12/26/05: Sister City Programs Foster Understanding
WNPJ member groupsĀ Madison-Rafah (Palestine) Sister City Project and the Madison-Arcatao (El Salvador) Sister City Project are featured in this Madison Capital Times Op-Ed
Sister City Programs Foster Understanding
The Capital Times :: EDITORIAL :: 9A
Monday, December 26, 2005
Barbara Olson, Marc Rosenthal
Last month, in a move that has become sadly routine, some members of the City Council again tried to cut all funding for Madison's sister city program.
Fortunately, the sister city funding, which represents just 0.0076 percent of the city budget and provides each official group with $500, survived the budget ax.
This debate also presents another opportunity to celebrate and explain the importance of the program.
Some of Madison's many sister city relationships produce valuable business, professional or educational connections. Others facilitate cultural and artistic exchanges, tourism or humanitarian programs.
At its most basic level, sistering builds people-to-people connections at the grass roots. Sister cities allow people from all over the globe to meet and exchange ideas and experiences. Sistering also lets us humanize, support and learn from other people -- including those who are resisting oppression and struggling to build a better future.
Sistering has always been inseparable from international peace and justice issues. Historically, sistering with Latin American communities was part of the resistance to the Reagan era wars against popular movements in places like El Salvador, Nicaragua and Guatemala. Even after these shooting wars gave way to "neo-liberal" economic and political warfare against the poor, sistering has continued to provide a vital connection between global north and south.
Today, a shooting war has erupted full-force in the Middle East, where violence is the daily cost of the dual occupations of Iraq and Palestine. The reinvigorated imperial ambitions of the same cast of older-but-not-wiser characters from the Reagan era threaten to expand the war to countries like Iran and Syria.
We believe that in the Middle East, no less than in Latin America and other parts of the "Third World," sistering helps us reach out to those who have been demonized in order to justify what would otherwise be unacceptable.
Sistering also challenges the structural injustice that underlies both the drive for war and the "ordinary" economic and political inequality between the "haves" and the "have-nots." It builds on the dignity and self-determination of both partners. It is a model of dialogue, joint planning and, above all, friendship between peoples that stands in sharp contrast to relations of dominance and exploitation.
Working together, sister cities try to counter the profit-driven globalization of the corporate elites with globalization from below, helping to forge a new global model for economic development and political relationships based on human and environmental needs.

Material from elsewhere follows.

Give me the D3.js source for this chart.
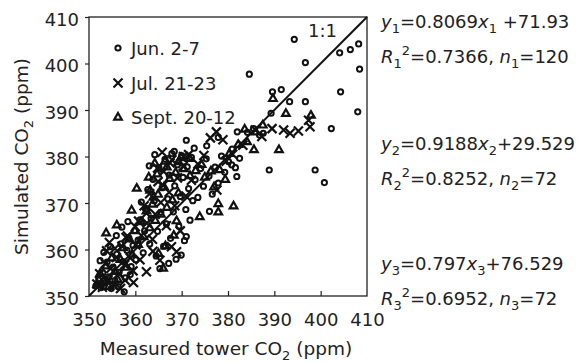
<!DOCTYPE html>
<html>
<head>
<meta charset="utf-8">
<script src="https://cdn.jsdelivr.net/npm/d3@7"></script>
<style>
  body { margin: 0; background: #fff; }
  svg text { font-family: "DejaVu Sans", sans-serif; fill: #222; white-space: pre; }
</style>
</head>
<body>
<div id="vis"></div>
<script>
// ---- data ----
const xTicks = [350, 360, 370, 380, 390, 400, 410];
const yTicks = [350, 360, 370, 380, 390, 400, 410];
const legendLabels = ["Jun. 2-7", "Jul. 21-23", "Sept. 20-12"];

// Jun. 2-7, circles
const junPoints = [
  // scattered high values
  [394.3,405.2],[404.1,402.3],[406.4,403.0],[408.2,404.2],[408.4,398.8],[396.7,400.2],
  [384.6,397.7],[389.6,393.9],[391.5,394.4],[393.3,391.8],[396.7,391.8],[404.3,393.9],
  [408.0,389.6],[402.3,386.0],[382.0,385.3],[384.2,385.2],[385.5,386.0],[386.8,384.6],
  [388.9,377.1],[398.8,377.1],[400.8,374.4],[381.9,375.7],[372.7,381.8],[389.3,389.3],
  [387.6,385.0],[380.8,378.2],[382.5,379.6],[375.4,382.3],[377.9,384.1],[371.0,383.5],
  // lower-left cluster
  [351.5,352.2],[352.1,353.4],[352.6,351.8],[353.0,355.0],[353.4,352.9],[353.9,357.3],
  [354.3,354.1],[354.8,351.6],[355.2,356.2],[355.6,353.3],[356.0,359.0],[356.5,355.1],
  [356.9,361.2],[357.3,357.4],[357.8,353.9],[358.2,359.8],[358.6,362.5],[359.1,356.3],
  [359.5,360.9],[359.9,364.1],[352.4,357.6],[353.2,359.4],[354.6,360.6],[355.9,363.0],
  [357.1,364.8],[358.4,366.0],[356.3,352.0],[358.9,354.6],[360.1,357.8],[357.6,350.9],
  // central column
  [360.6,362.0],[361.0,366.4],[361.3,370.2],[361.7,359.3],[362.0,364.0],[362.4,368.8],
  [362.7,372.9],[363.1,361.2],[363.4,366.7],[363.8,375.1],[364.1,370.5],[364.5,358.6],
  [364.8,363.9],[365.1,377.6],[365.5,368.0],[365.8,373.3],[366.1,360.7],[366.4,379.4],
  [366.7,365.5],[367.0,370.9],[367.3,376.0],[367.6,362.4],[367.9,380.6],[368.2,368.1],
  [368.5,373.7],[368.8,357.9],[369.1,378.2],[369.4,365.0],[369.7,371.4],[370.0,380.2],
  [370.3,375.5],[370.6,361.9],[370.9,368.6],[371.2,377.8],[371.5,373.1],[371.8,366.3],
  [372.1,379.8],[372.4,370.5],[365.3,355.9],[367.2,357.0],[363.0,378.0],[369.9,358.8],
  [371.0,362.8],[364.2,380.4],[368.4,381.1],
  // arm towards the upper right
  [372.9,375.0],[373.5,371.2],[374.1,377.4],[374.7,373.6],[375.3,379.5],[375.9,375.8],
  [376.6,371.9],[377.2,377.7],[377.9,374.3],[378.6,380.1],[379.3,376.6],[380.1,378.9],
  [380.9,381.6],[381.6,377.6],[376.0,368.2]
];

// Jul. 21-23, crosses
const julPoints = [
  [351.7,352.6],[352.3,354.8],[352.9,351.9],[353.5,357.0],[354.1,353.5],[354.7,355.9],
  [355.3,352.4],[355.9,358.3],[356.5,354.9],[357.1,360.7],[357.7,356.7],[358.3,362.9],
  [358.9,358.2],[359.5,355.4],[360.1,361.0],[360.7,366.1],[361.3,363.0],[361.9,369.4],
  [362.5,365.7],[363.1,372.0],[363.7,362.2],[364.3,367.6],[364.9,374.6],[365.5,370.1],
  [366.1,376.8],[366.7,365.1],[367.3,372.3],[367.9,379.3],[368.5,369.4],[369.1,375.4],
  [369.7,364.0],[370.3,377.9],[370.9,371.5],[371.5,380.4],[372.1,374.9],[365.8,380.9],
  [353.8,359.7],[355.6,360.2],[354.4,361.5],[362.4,367.8],[362.4,355.2],[357.8,353.4],
  [367.8,360.6],[368.9,359.5],[365.3,357.7],[377.6,372.8],[364.8,377.5],[377.5,385.3],
  [376.2,384.0],[378.9,383.6],[374.8,380.2],[389.5,386.0],[392.0,385.7],[397.7,386.4],
  [395.2,385.5],[387.3,384.3],[385.9,385.7],[393.4,385.0],[397.4,387.8],[381.0,380.5],
  [383.2,382.4],[379.6,379.0],[373.5,378.4],[356.8,351.6],[359.6,352.9],[361.0,357.8],
  [363.8,359.6],[366.0,373.8],[367.5,378.6],[370.4,380.0],[360.0,364.9],[358.0,362.6]
];

// Sept. 20-12, triangles
const septPoints = [
  [360.3,373.2],[363.2,372.8],[363.9,371.3],[359.2,368.5],[356.0,365.3],[353.7,363.6],
  [366.0,356.0],[373.9,367.1],[377.9,368.1],[377.9,369.9],[381.2,369.4],[369.3,378.9],
  [366.8,377.8],[389.7,392.5],[392.5,389.3],[397.9,388.9],[385.6,381.5],[391.0,381.5],
  [371.7,379.6],[364.2,378.6],
  [351.8,352.6],[352.4,354.9],[353.1,353.3],[353.7,356.5],[354.3,352.1],[354.9,358.2],
  [355.6,355.3],[356.2,353.6],[356.8,357.9],[357.4,360.4],[358.1,356.2],[358.7,362.3],
  [359.3,359.0],[359.9,364.1],[360.6,361.1],[361.2,366.0],[361.8,362.8],[362.4,368.3],
  [363.1,364.7],[363.7,369.8],[364.3,366.3],[364.9,371.9],[365.5,367.6],[366.2,373.5],
  [366.8,369.1],[367.4,375.3],[368.0,370.7],[368.7,376.6],[369.3,372.2],[369.9,379.8],
  [370.5,377.4],[366.4,379.0],[371.8,375.9],[362.9,375.6],[373.0,377.0],[364.7,376.3],
  [374.3,378.3],[375.0,375.6],[368.9,366.2],[376.3,376.9],[377.0,373.5],[378.2,377.2],
  [379.4,375.1],[380.3,380.7],[382.2,382.6],[384.1,383.2],[386.0,385.3],[387.5,386.8],
  [383.6,385.9],[366.5,360.8],[368.3,363.1],[365.0,359.2]
];

// regression annotations
const fitIndex = ["1", "2", "3"];
const fitSlope = ["0.8069", "0.9188", "0.797"];
const fitIntercept = [" +71.93", "+29.529", "+76.529"];
const fitR2 = ["0.7366", "0.8252", "0.6952"];
const fitN = ["120", "72", "72"];

// ---- layout ----
const width = 577, height = 362;
const margin = { top: 17, right: 210, bottom: 66, left: 89 };

const svg = d3.select("#vis").append("svg")
  .attr("width", width)
  .attr("height", height);

const x = d3.scaleLinear().domain([350, 410]).range([margin.left, width - margin.right]);
const y = d3.scaleLinear().domain([350, 410]).range([height - margin.bottom, margin.top]);

// axes
const xAxis = svg.append("g")
  .attr("transform", `translate(0,${height - margin.bottom})`)
  .call(d3.axisBottom(x).tickValues(xTicks).tickSizeInner(-5).tickSizeOuter(0).tickPadding(17));
const yAxis = svg.append("g")
  .attr("transform", `translate(${margin.left},0)`)
  .call(d3.axisLeft(y).tickValues(yTicks).tickSizeInner(4).tickSizeOuter(0).tickPadding(6));

[xAxis, yAxis].forEach(a => {
  a.select(".domain").remove();
  a.selectAll("line").attr("stroke", "#222").attr("stroke-width", 1.2);
  a.selectAll("text").attr("font-size", 18).attr("fill", "#222")
    .style("font-family", "DejaVu Sans");
});
yAxis.selectAll("text").attr("dy", "0.45em");
xAxis.selectAll(".tick").filter(d => d === 350 || d === 410).select("line").remove();

// frame
svg.append("rect")
  .attr("x", x(350)).attr("y", y(410))
  .attr("width", x(410) - x(350)).attr("height", y(350) - y(410))
  .attr("fill", "none").attr("stroke", "#222").attr("stroke-width", 1.3);

// 1:1 line
svg.append("line")
  .attr("x1", x(350)).attr("y1", y(350))
  .attr("x2", x(410)).attr("y2", y(410))
  .attr("stroke", "#111").attr("stroke-width", 2);

svg.append("text")
  .attr("x", x(410) - 30).attr("y", y(410) + 20)
  .attr("text-anchor", "end").attr("font-size", 18)
  .text("1:1");

// markers
const crossPath = "M-4.5,-4.5L4.5,4.5M-4.5,4.5L4.5,-4.5";
const triPath = "M0,-4L3.8,2.6L-3.8,2.6Z";

function drawCircles(g, pts) {
  g.selectAll("circle").data(pts).join("circle")
    .attr("cx", d => x(d[0])).attr("cy", d => y(d[1]))
    .attr("r", 2.6)
    .attr("fill", "none")
    .attr("stroke", "#111").attr("stroke-width", 2);
}
function drawPaths(g, pts, p, sw) {
  g.selectAll("path").data(pts).join("path")
    .attr("transform", d => `translate(${x(d[0])},${y(d[1])})`)
    .attr("d", p)
    .attr("fill", "none").attr("stroke", "#111").attr("stroke-width", sw);
}

drawCircles(svg.append("g"), junPoints);
drawPaths(svg.append("g"), julPoints, crossPath, 2.2);
drawPaths(svg.append("g"), septPoints, triPath, 2.2);

// legend
const legendY = [48, 83, 117];
const lg = svg.append("g");
lg.append("circle").attr("cx", 118).attr("cy", legendY[0]).attr("r", 2.6)
  .attr("fill", "none").attr("stroke", "#111").attr("stroke-width", 2);
lg.append("path").attr("transform", `translate(118,${legendY[1]})`).attr("d", crossPath)
  .attr("fill", "none").attr("stroke", "#111").attr("stroke-width", 2.2);
lg.append("path").attr("transform", `translate(118,${legendY[2]})`).attr("d", triPath)
  .attr("fill", "none").attr("stroke", "#111").attr("stroke-width", 2.2);
legendLabels.forEach((t, i) => {
  lg.append("text").attr("x", 131).attr("y", legendY[i]).attr("dy", "0.38em")
    .attr("font-size", 18).text(t);
});

// text with sub/superscripts
function richText(sel, parts) {
  let shift = 0;
  parts.forEach(p => {
    const target = p.sub ? 5 : p.sup ? -8 : 0;
    const ts = sel.append("tspan").attr("dy", target - shift).text(p.t);
    shift = target;
    if (p.sub || p.sup) ts.attr("font-size", 13);
    if (p.it) ts.attr("font-style", "italic");
  });
  return sel;
}

// axis titles
richText(
  svg.append("text").attr("x", (x(350) + x(410)) / 2 - 2).attr("y", 355)
    .attr("text-anchor", "middle").attr("font-size", 18.5),
  [{ t: "Measured tower CO" }, { t: "2", sub: true }, { t: " (ppm)" }]
);

richText(
  svg.append("text").attr("transform", `translate(28,${(y(350) + y(410)) / 2}) rotate(-90)`)
    .attr("text-anchor", "middle").attr("font-size", 18.5),
  [{ t: "Simulated CO" }, { t: "2", sub: true }, { t: " (ppm)" }]
);

// regression equations on the right
const eqTop = [28, 150, 270];
fitIndex.forEach((k, i) => {
  richText(
    svg.append("text").attr("x", 381).attr("y", eqTop[i]).attr("font-size", 18),
    [{ t: "y", it: true }, { t: k, sub: true }, { t: "=" + fitSlope[i] },
     { t: "x", it: true }, { t: k, sub: true }, { t: fitIntercept[i] }]
  );
  richText(
    svg.append("text").attr("x", 381).attr("y", eqTop[i] + 35).attr("font-size", 18),
    [{ t: "R", it: true }, { t: k, sub: true }, { t: "2", sup: true },
     { t: "=" + fitR2[i] + ", " }, { t: "n", it: true }, { t: k, sub: true },
     { t: "=" + fitN[i] }]
  );
});
</script>
</body>
</html>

The Madison-Arcatao Sister City Project is one of Madison's oldest official sister cities, with an established track record of helping to save lives and bring an end to war in Central America. The Madison-Rafah Sister City Project is one of the newest. The first Madison sister city ever denied official status, it has nevertheless completed almost three years of humanitarian and educational activities connecting Madisonians to people in the Middle East.
The members of these two projects and those who support us celebrated earlier this month at the first People-to-People Seasonal Dinner Dance at the Casbah restaurant.
At a time when the U.S. image is deservedly at an all-time low around the world, and the American people find themselves dangerously uninformed and cut off from their counterparts in other nations, this type of "citizen diplomacy" could not be more important.
Barbara Olson and Marc Rosenthal are founding members of the Madison-Rafah (Palestine) Sister City Project. Rosenthal is also a longtime member of the Madison-Arcatao (El Salvador) Sister City Project.